In the aftermath of Pink Punch, the audience at the Art Church of West Philadelphia decompressed during an intermission, eager for SORRY, BROKEN PIANO. The story centers on a platonic couple—John (Chris Braak), a podcast DJ; and Karen (Kristen Norine), his tireless producer—and their mission to conquer the late-night dregs-of-society demographic.
Their popular indie podcast, Shithead in a Basement—where John gives his therapeutic, albeit cynical take on life as a sort of surrogate therapist for those in need of some acerbic relief—is on the brink of breakout success. Especially after having caught the attention of corporate radio stooge, Tom (Tom Tansey), hell bent on making John the next “shock jock” superstar, caught my attention early.
The actors seem perfectly cast in their roles. John embodies the sardonic under-achiever, a disheveled mess, with a voice frighteningly similar to the “shock jock” king himself, Howard Stern. Karen, the quintessential caterpillar, poised for butterfly-dom, epitomizes the shy, anal-retentive neurotic. Tom, with his perfect yuppie drawl, personifies the ultimate out-of-touch business dork.
Unfortunately, though, the actual podcast is conspicuously absent from the play.
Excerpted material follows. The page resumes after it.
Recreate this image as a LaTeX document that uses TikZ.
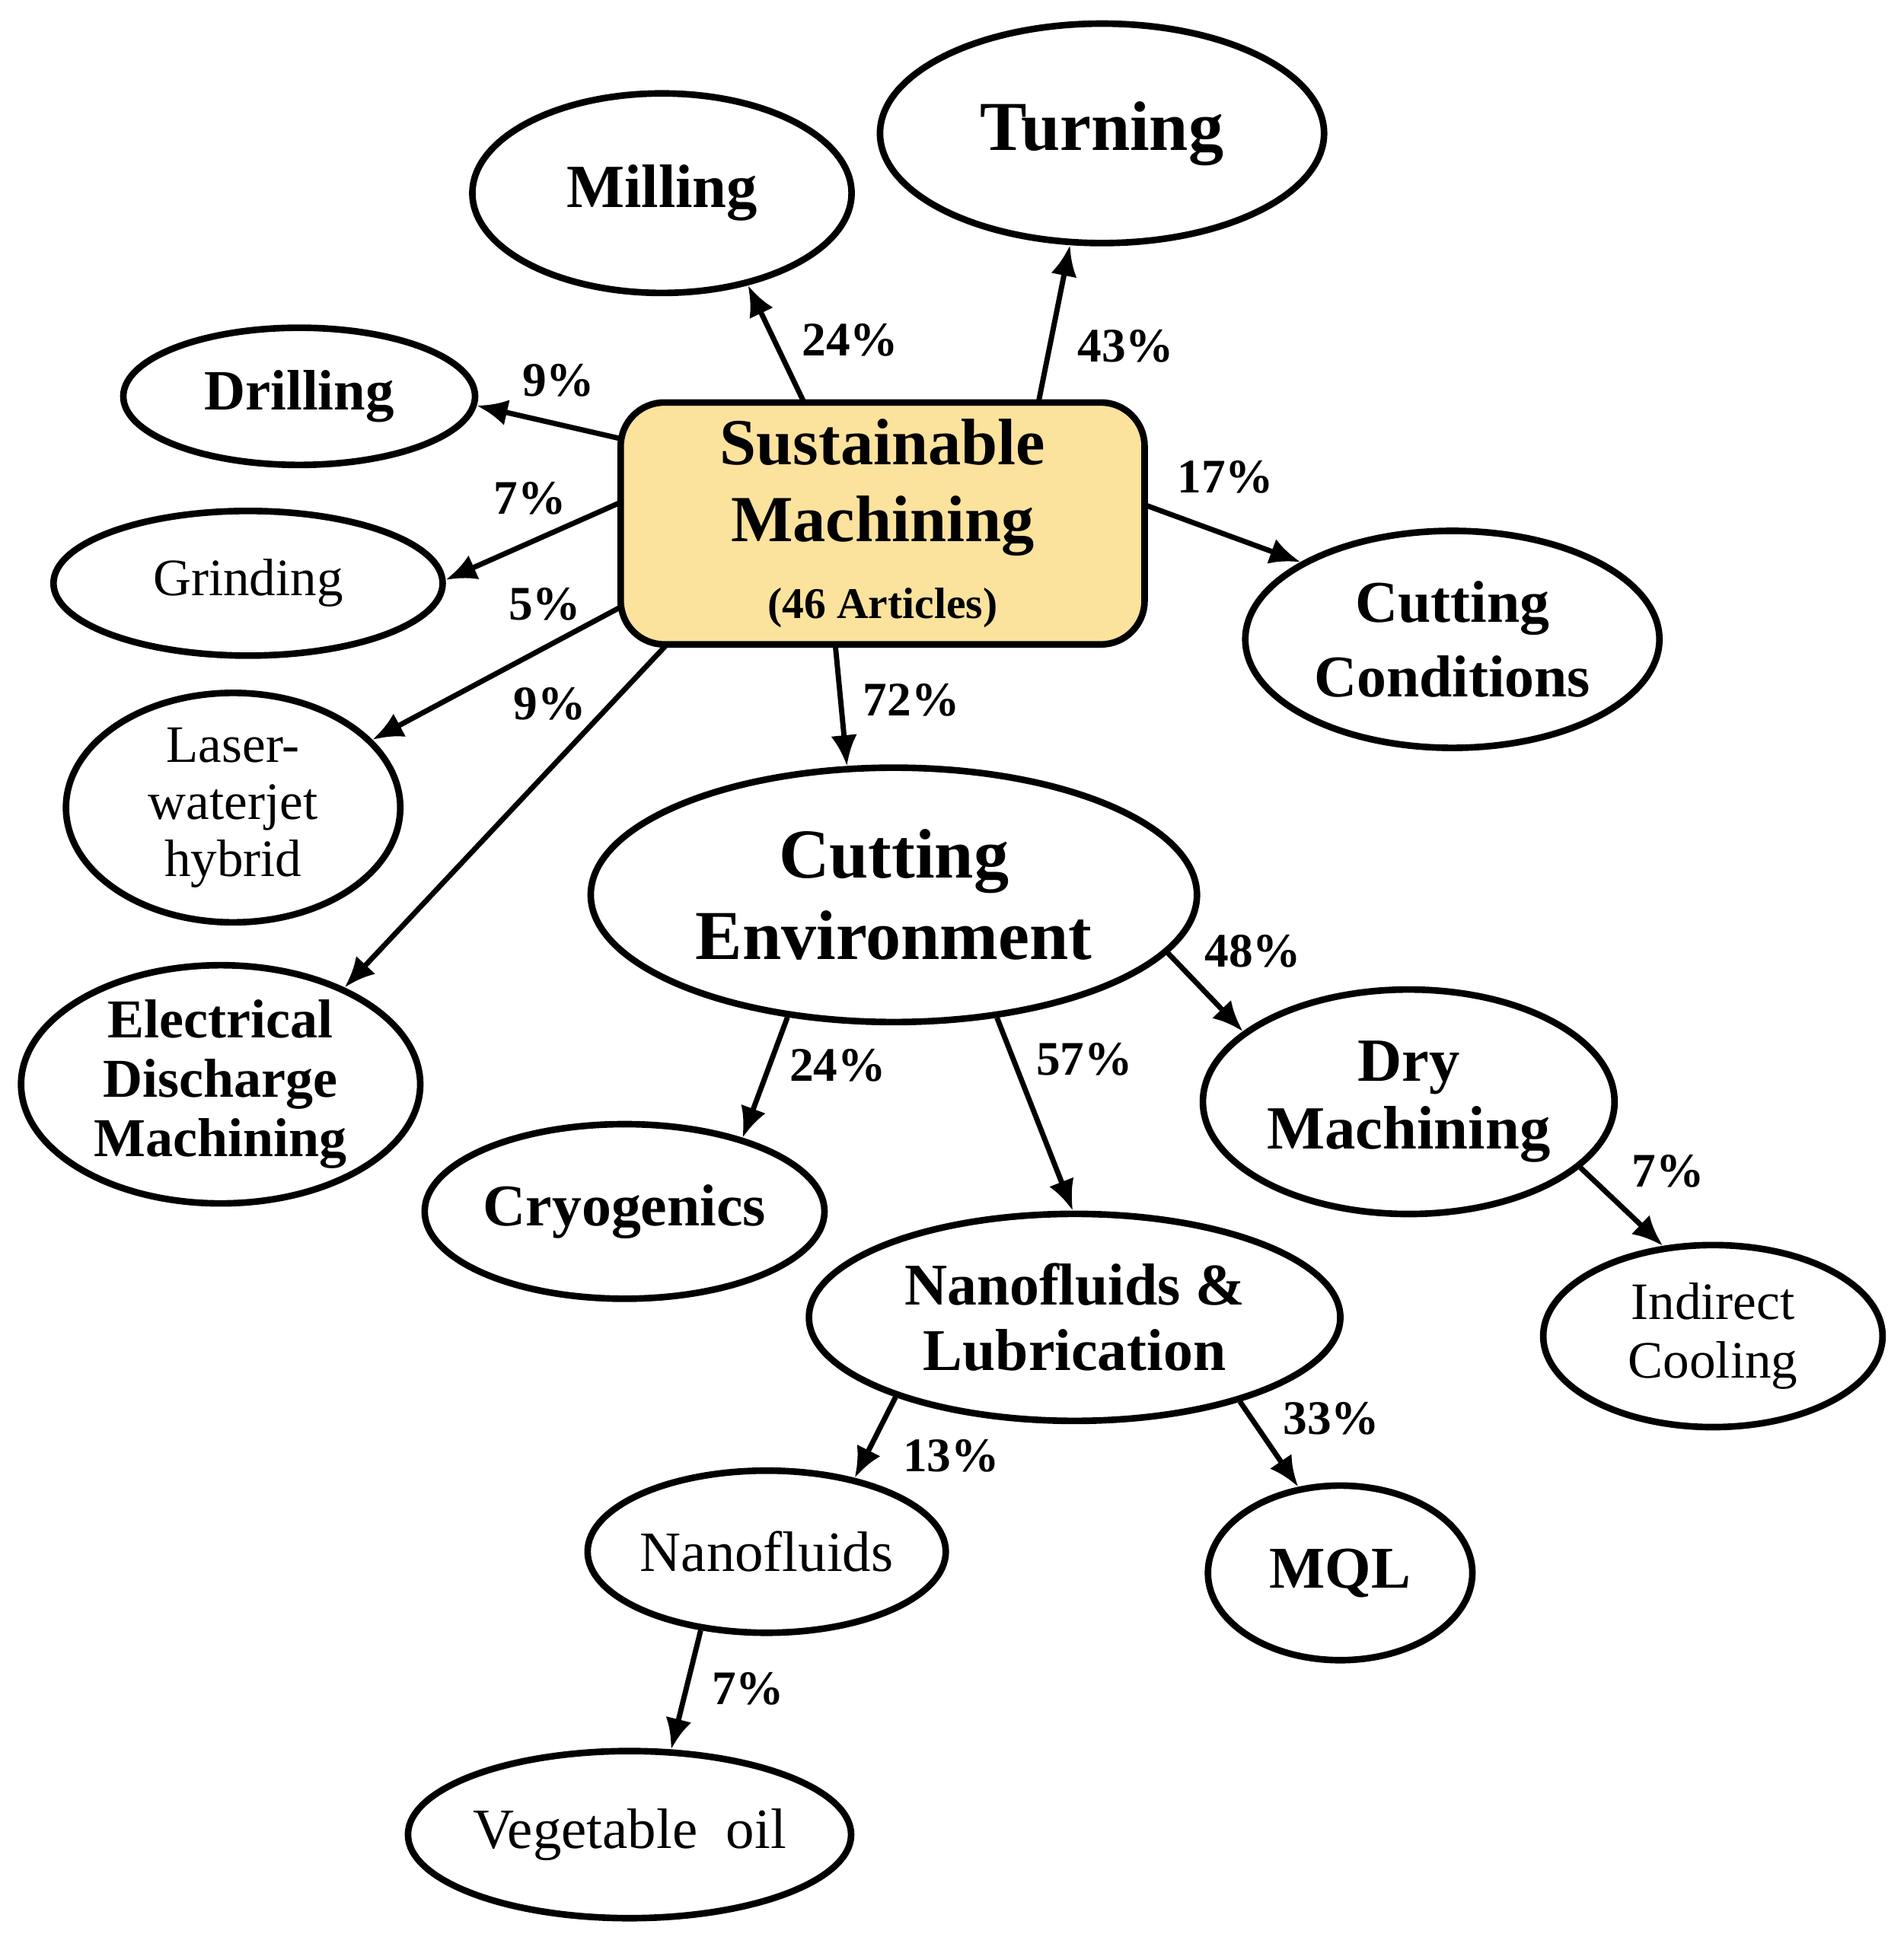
\documentclass[tikz,border=0pt]{standalone}
\usepackage{fontspec}
\setmainfont{Liberation Serif}
\usetikzlibrary{shapes.geometric,arrows.meta}
\definecolor{boxy}{HTML}{FBE29D}
\tikzset{
 el/.style={ellipse,draw,line width=1.5pt,inner sep=0pt,align=center,fill=white},
 arr/.style={line width=1.2pt,-{Latex[length=7pt,width=6pt]}},
 pct/.style={font=\fontsize{11}{12}\selectfont\bfseries},
}
\begin{document}
\begin{tikzpicture}[x=0.01cm,y=-0.01cm]
\useasboundingbox (0,0) rectangle (1527,1567);
\node[draw,line width=1.5pt,rounded corners=0.35cm,fill=boxy,minimum width=4.2cm,minimum height=1.94cm,align=center,font=\fontsize{15}{17.5}\selectfont\bfseries] (box) at (708,420)
 {Sustainable\\Machining\\{\fontsize{10}{12}\selectfont (46 Articles)}};
\node[el,minimum width=3.56cm,minimum height=1.76cm,font=\fontsize{16}{17}\selectfont\bfseries] (turn) at (884,107) {Turning};
\node[el,minimum width=3.04cm,minimum height=1.6cm,font=\fontsize{14}{15}\selectfont\bfseries] (mill) at (531,155) {Milling};
\node[el,minimum width=2.82cm,minimum height=1.1cm,font=\fontsize{13}{14}\selectfont\bfseries] (drill) at (240,318) {Drilling};
\node[el,minimum width=3.12cm,minimum height=1.16cm,font=\fontsize{12}{13}\selectfont] (grind) at (199,468) {Grinding};
\node[el,minimum width=2.68cm,minimum height=1.84cm,font=\fontsize{12}{13}\selectfont] (laser) at (187,648) {Laser-\\waterjet\\hybrid};
\node[el,minimum width=3.2cm,minimum height=1.84cm,font=\fontsize{12.5}{13.5}\selectfont\bfseries] (edm) at (177,870) {Electrical\\Discharge\\Machining};
\node[el,minimum width=3.32cm,minimum height=1.74cm,font=\fontsize{13.5}{17}\selectfont\bfseries] (cc) at (1165,513) {Cutting\\Conditions};
\node[el,minimum width=4.86cm,minimum height=2.04cm,font=\fontsize{16}{18.5}\selectfont\bfseries] (ce) at (717,718) {Cutting\\Environment};
\node[el,minimum width=3.3cm,minimum height=1.8cm,font=\fontsize{14}{15.5}\selectfont\bfseries] (dry) at (1130,884) {Dry\\Machining};
\node[el,minimum width=3.16cm,minimum height=1.4cm,font=\fontsize{13.5}{15}\selectfont\bfseries] (cryo) at (501,972) {Cryogenics};
\node[el,minimum width=4.26cm,minimum height=1.66cm,font=\fontsize{13.5}{15}\selectfont\bfseries] (nl) at (862,1057) {Nanofluids \&\\Lubrication};
\node[el,minimum width=2.72cm,minimum height=1.46cm,font=\fontsize{12}{13.5}\selectfont] (ind) at (1374,1072) {Indirect\\Cooling};
\node[el,minimum width=2.84cm,minimum height=1.3cm,font=\fontsize{13}{14}\selectfont] (nano) at (615,1245) {Nanofluids};
\node[el,minimum width=2.12cm,minimum height=1.4cm,font=\fontsize{13.5}{15}\selectfont\bfseries] (mql) at (1075,1262) {MQL};
\node[el,minimum width=3.44cm,minimum height=1.34cm,font=\fontsize{13}{14}\selectfont] (veg) at (505,1472) {Vegetable\ \ oil};

\draw[arr] ([shift={(-63,-97)}]box.center) -- (mill.-47);
\node[pct] (p0) at (682,273) {24\%};
\draw[arr] ([shift={(125,-97)}]box.center) -- (turn.-106);
\node[pct] (p00) at (903,278) {43\%};
\draw[arr] ([shift={(-210,-68)}]box.center) -- (drill.-3);
\node[pct] (p1) at (448,305) {9\%};
\draw[arr] ([shift={(-210,-17)}]box.center) -- (grind.1);
\node[pct] (p2) at (425,400) {7\%};
\draw[arr] ([shift={(-210,67)}]box.center) -- (laser.26);
\node[pct] (p3) at (437,485) {5\%};
\draw[arr] ([shift={(-173,97)}]box.center) -- (edm.38);
\node[pct] (p4) at (441,565) {9\%};
\draw[arr] ([shift={(-38,97)}]box.center) -- (ce.110);
\node[pct] (p5) at (731,562) {72\%};
\draw[arr] ([shift={(210,-15)}]box.center) -- (cc.153);
\node[pct] (p6) at (983,383) {17\%};
\draw[arr] (ce.-12) -- (dry.157);
\node[pct] (p7) at (1005,763) {48\%};
\draw[arr] (ce.-131) -- (cryo.32);
\node[pct] (p8) at (672,855) {24\%};
\draw[arr] (ce.-50) -- (nl.91);
\node[pct] (p9) at (870,850) {57\%};
\draw[arr] (dry.-21) -- (ind.119);
\node[pct] (p10) at (1338,940) {7\%};
\draw[arr] (nl.-156) -- (nano.40);
\node[pct] (p11) at (763,1168) {13\%};
\draw[arr] (nl.-27) -- (mql.116);
\node[pct] (p12) at (1068,1138) {33\%};
\draw[arr] (nano.-130) -- (veg.64);
\node[pct] (p13) at (600,1355) {7\%};
\end{tikzpicture}
\end{document}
I kept hoping we would get to see John, on air, in his full glory, ripping into something he loathes, or tearing down some snide listener calling in, or just going off on some Bill Hicks-esque rant—a feat he would have reveled in and which would have really allowed Braak to flourish in his role.
Sadly, that eruption never really comes, save for a brief moment toward the end in which John cuts down some drunken frat boy, via a streaming video Karen watches of an event he is hosting—easy prey for John, maybe too easy; maybe even a little safe, which felt totally out of place in an evening that had previously taken such glorious chances with Cara Blouin’s hysterical Pink Punch.
Instead, SORRY, BROKEN PIANO, also by Blouin, attempts to articulate the conflicting desires of our three main characters, meandering down several potential storylines without ever committing to one. For instance, Tom wants John to be the boneheaded ringleader of radio raunch (like Philadelphia’s gross-out duo Preston and Steve) to attract new listeners and line their silken pockets, even if that means risking John’s sobriety—another half-baked storyline in this podcast drama.
Karen, not unlike Tom, is intent on controlling John. In addition, she and John engage in some kind of non-sexual, co-dependent relationship which, unfortunately, is never fully fleshed out. All the while, John acts like a selfish jerk, giving the middle finger to the opportunities he secretly desires. He comes off more like an angry teenager than a brooding alcoholic adult. In the end, we only hear about John’s razor wit and anti-hero charm, but never get to experience it first-hand.
Bottom line: Pink Punch’s simplicity and succinctness allow it to become a complex, multi-faceted, galloping beast of a performance, whereas SORRY, BROKEN PIANO recklessly lumbers along, grasping for complexity, without ever quite finding its feet. Ultimately, SORRY, BROKEN PIANO, feels like a loose end that left me scratching my head.